■ Problem to solve ■
Repeat the material exactly from its first line to the line that includes "from matplotlib.ticker import FuncFormatter". Skip pictures.

■ Dataset content ■
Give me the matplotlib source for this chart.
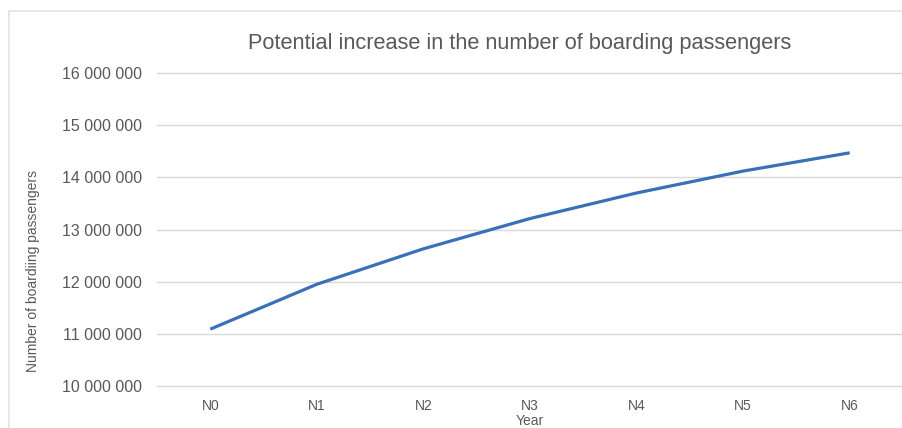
import matplotlib
matplotlib.use("Agg")
import matplotlib.pyplot as plt
from matplotlib.lines import Line2D
from matplotlib.ticker import FuncFormatter

years = ["N0", "N1", "N2", "N3", "N4", "N5", "N6"]
passengers = [11_090_000, 11_950_000, 12_630_000, 13_210_000, 13_700_000, 14_120_000, 14_470_000]
y_ticks = [10_000_000, 11_000_000, 12_000_000, 13_000_000, 14_000_000, 15_000_000, 16_000_000]

plt.rcParams["font.family"] = ["Liberation Sans", "DejaVu Sans"]

W, H = 903, 428
fig = plt.figure(figsize=(W / 100, H / 100), dpi=100)
fig.patch.set_facecolor("white")

# axes box in pixel coordinates
left, right, top, bottom = 157, 903, 73, 386
ax = fig.add_axes([left / W, 1 - bottom / H, (right - left) / W, (bottom - top) / H])

x = list(range(len(years)))
ax.plot(x, passengers, color="#3A70B8", linewidth=2.3, solid_capstyle="butt", zorder=3)

ax.set_xlim(-0.5, len(years) - 0.5)
ax.set_ylim(y_ticks[0], y_ticks[-1])
ax.set_yticks(y_ticks)
ax.yaxis.set_major_formatter(FuncFormatter(lambda v, p: f"{int(v):,}".replace(",", " ")))
ax.set_xticks(x)
ax.set_xticklabels(years)

ax.grid(axis="y", color="#D9D9D9", linewidth=1.0)
for gl in ax.get_ygridlines():
    gl.set_clip_on(False)
ax.set_axisbelow(True)
for s in ax.spines.values():
    s.set_visible(False)
ax.tick_params(axis="both", length=0)
ax.tick_params(axis="y", labelsize=11.5, labelcolor="#595959", pad=11)
ax.tick_params(axis="x", labelsize=10, labelcolor="#595959", pad=9)

ax.set_xlabel("Year", fontsize=10, color="#595959", labelpad=1)

fig.text(33 / W, 1 - 271 / H, "Number of boardiing passengers", rotation=90,
         ha="center", va="center", fontsize=10, color="#595959")

fig.text(520 / W, 1 - 44 / H, "Potential increase in the number of boarding passengers",
         ha="center", va="center", fontsize=15.7, color="#595959")

# outer chart frame
fig.add_artist(Line2D([9 / W, 1], [1 - 11 / H, 1 - 11 / H], color="#E3E3E3", linewidth=1.2))
fig.add_artist(Line2D([9 / W, 9 / W], [0, 1 - 11 / H], color="#E3E3E3", linewidth=1.2))

fig.savefig("out.png", dpi=100, facecolor="white")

■ Exercise response ■
Give me the matplotlib source for this chart.
import matplotlib
matplotlib.use("Agg")
import matplotlib.pyplot as plt
from matplotlib.lines import Line2D
from matplotlib.ticker import FuncFormatter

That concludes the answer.